## Task statement
Print the entries verbatim, leaving out the images they contain.

---

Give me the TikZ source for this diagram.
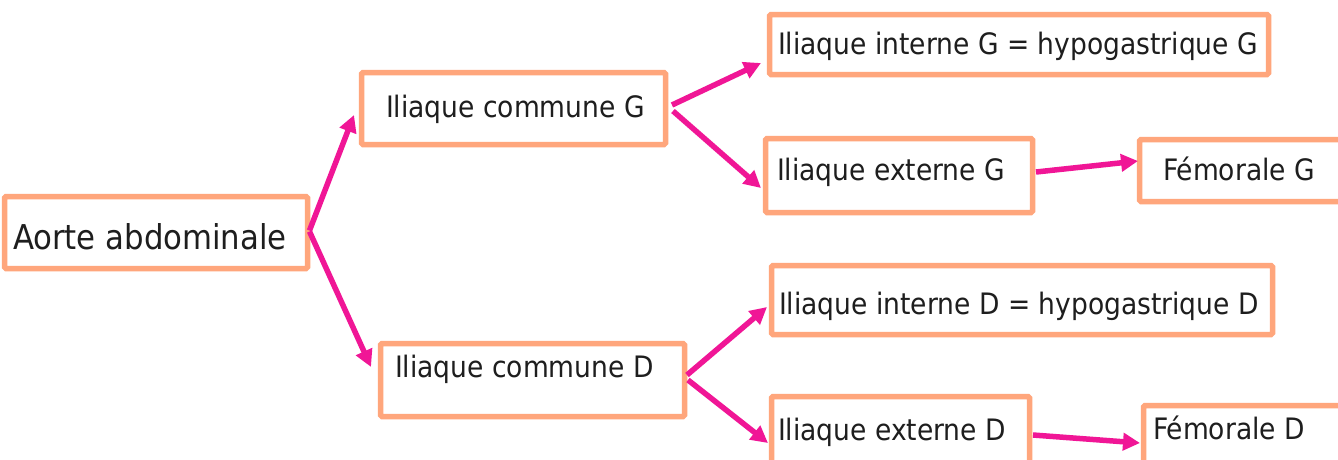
\documentclass[tikz,border=0pt]{standalone}
\usepackage{fontspec}
\setmainfont{DejaVu Sans Condensed}
\usetikzlibrary{arrows.meta}
\definecolor{boxc}{RGB}{255,166,124}
\definecolor{arrc}{RGB}{240,22,150}
\definecolor{txtc}{RGB}{30,30,30}
\tikzset{
  box/.style={draw=boxc, line width=5.5pt, rounded corners=1.5pt, rectangle, inner sep=0pt, outer sep=0pt, anchor=north west},
  lbl/.style={inner sep=0pt, outer sep=0pt, anchor=base west, text=txtc, font=\fontsize{29.5}{34}\selectfont},
  biglbl/.style={lbl, font=\fontsize{34.2}{40}\selectfont},
  conn/.style={draw=arrc, line width=5.5pt, -{Triangle[length=17pt,width=17pt]}}
}
\begin{document}
\begin{tikzpicture}[x=1pt,y=-1pt]
\fill[white] (0,0) rectangle (1338,459);
\useasboundingbox (0,0) rectangle (1338,459);
\begin{scope}
\clip (0,0) rectangle (1338,459);
% boxes
\node[box, minimum width=303pt, minimum height=72pt] (A) at (4.5,196.5) {};
\node[box, minimum width=304pt, minimum height=72pt] (B) at (361.5,72.5) {};
\node[box, minimum width=499pt, minimum height=60pt] (C) at (769.5,14.5) {};
\node[box, minimum width=267pt, minimum height=74pt] (D) at (765.5,138.5) {};
\node[box, minimum width=210pt, minimum height=62pt] (E) at (1139.5,139.5) {};
\node[box, minimum width=304pt, minimum height=73pt] (F) at (380.5,343.5) {};
\node[box, minimum width=501pt, minimum height=69pt] (G) at (771.5,265.5) {};
\node[box, minimum width=258pt, minimum height=90pt] (H) at (771.5,396.5) {};
\node[box, minimum width=210pt, minimum height=90pt] (I) at (1143.5,405.5) {};
% labels
\node[biglbl] (At) at (13,249) {Aorte abdominale};
\node[lbl] (Bt) at (386,117) {Iliaque commune G};
\node[lbl] (Ct) at (778,54) {Iliaque interne G = hypogastrique G};
\node[lbl] (Dt) at (777,180) {Iliaque externe G};
\node[lbl] (Et) at (1163,180) {Fémorale G};
\node[lbl] (Ft) at (395,377) {Iliaque commune D};
\node[lbl] (Gt) at (779,314) {Iliaque interne D = hypogastrique D};
\node[lbl] (Ht) at (778,440) {Iliaque externe D};
\node[lbl] (It) at (1153,439) {Fémorale D};
% connectors
\draw[conn] ([shift={(2,-2)}]A.east) -- ([shift={(-7.5,6.5)}]B.west);
\draw[conn] ([shift={(2,-1)}]A.east) -- ([shift={(-9.5,-13)}]F.west);
\draw[conn] ([shift={(6.5,-3.5)}]B.east) -- ([shift={(-8.5,18.5)}]C.west);
\draw[conn] ([shift={(7.5,2.5)}]B.east) -- ([shift={(-4.5,12.5)}]D.west);
\draw[conn] ([shift={(3.5,-3.5)}]D.east) -- ([shift={(-1.5,-9.5)}]E.west);
\draw[conn] ([shift={(2.5,-5)}]F.east) -- ([shift={(-4.5,7)}]G.west);
\draw[conn] ([shift={(3.5,0)}]F.east) -- ([shift={(-3.5,46.5)}]H.north west);
\draw[conn] ([shift={(3.5,38.5)}]H.north east) -- ([shift={(-3.5,37.5)}]I.north west);
\end{scope}
\end{tikzpicture}
\end{document}
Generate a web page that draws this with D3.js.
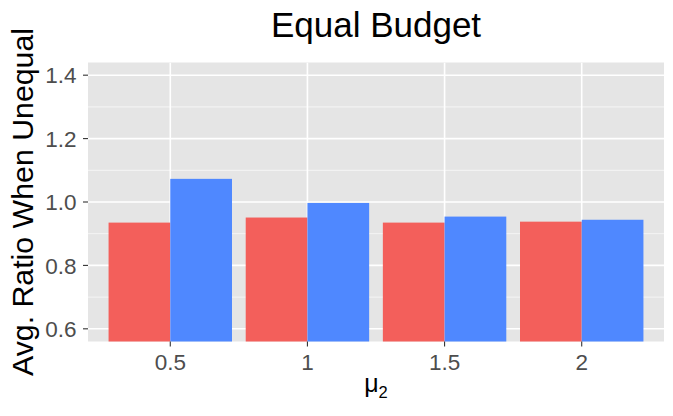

---

## Worked solution
Give me the TikZ source for this diagram.
\documentclass[tikz,border=0pt]{standalone}
\usepackage{fontspec}
\setmainfont{DejaVu Sans Condensed}
\usetikzlibrary{arrows.meta}
\definecolor{boxc}{RGB}{255,166,124}
\definecolor{arrc}{RGB}{240,22,150}
\definecolor{txtc}{RGB}{30,30,30}
\tikzset{
  box/.style={draw=boxc, line width=5.5pt, rounded corners=1.5pt, rectangle, inner sep=0pt, outer sep=0pt, anchor=north west},
  lbl/.style={inner sep=0pt, outer sep=0pt, anchor=base west, text=txtc, font=\fontsize{29.5}{34}\selectfont},
  biglbl/.style={lbl, font=\fontsize{34.2}{40}\selectfont},
  conn/.style={draw=arrc, line width=5.5pt, -{Triangle[length=17pt,width=17pt]}}
}
\begin{document}
\begin{tikzpicture}[x=1pt,y=-1pt]
\fill[white] (0,0) rectangle (1338,459);
\useasboundingbox (0,0) rectangle (1338,459);
\begin{scope}
\clip (0,0) rectangle (1338,459);
% boxes
\node[box, minimum width=303pt, minimum height=72pt] (A) at (4.5,196.5) {};
\node[box, minimum width=304pt, minimum height=72pt] (B) at (361.5,72.5) {};
\node[box, minimum width=499pt, minimum height=60pt] (C) at (769.5,14.5) {};
\node[box, minimum width=267pt, minimum height=74pt] (D) at (765.5,138.5) {};
\node[box, minimum width=210pt, minimum height=62pt] (E) at (1139.5,139.5) {};
\node[box, minimum width=304pt, minimum height=73pt] (F) at (380.5,343.5) {};
\node[box, minimum width=501pt, minimum height=69pt] (G) at (771.5,265.5) {};
\node[box, minimum width=258pt, minimum height=90pt] (H) at (771.5,396.5) {};
\node[box, minimum width=210pt, minimum height=90pt] (I) at (1143.5,405.5) {};
% labels
\node[biglbl] (At) at (13,249) {Aorte abdominale};
\node[lbl] (Bt) at (386,117) {Iliaque commune G};
\node[lbl] (Ct) at (778,54) {Iliaque interne G = hypogastrique G};
\node[lbl] (Dt) at (777,180) {Iliaque externe G};
\node[lbl] (Et) at (1163,180) {Fémorale G};
\node[lbl] (Ft) at (395,377) {Iliaque commune D};
\node[lbl] (Gt) at (779,314) {Iliaque interne D = hypogastrique D};
\node[lbl] (Ht) at (778,440) {Iliaque externe D};
\node[lbl] (It) at (1153,439) {Fémorale D};
% connectors
\draw[conn] ([shift={(2,-2)}]A.east) -- ([shift={(-7.5,6.5)}]B.west);
\draw[conn] ([shift={(2,-1)}]A.east) -- ([shift={(-9.5,-13)}]F.west);
\draw[conn] ([shift={(6.5,-3.5)}]B.east) -- ([shift={(-8.5,18.5)}]C.west);
\draw[conn] ([shift={(7.5,2.5)}]B.east) -- ([shift={(-4.5,12.5)}]D.west);
\draw[conn] ([shift={(3.5,-3.5)}]D.east) -- ([shift={(-1.5,-9.5)}]E.west);
\draw[conn] ([shift={(2.5,-5)}]F.east) -- ([shift={(-4.5,7)}]G.west);
\draw[conn] ([shift={(3.5,0)}]F.east) -- ([shift={(-3.5,46.5)}]H.north west);
\draw[conn] ([shift={(3.5,38.5)}]H.north east) -- ([shift={(-3.5,37.5)}]I.north west);
\end{scope}
\end{tikzpicture}
\end{document}
Generate a web page that draws this with D3.js.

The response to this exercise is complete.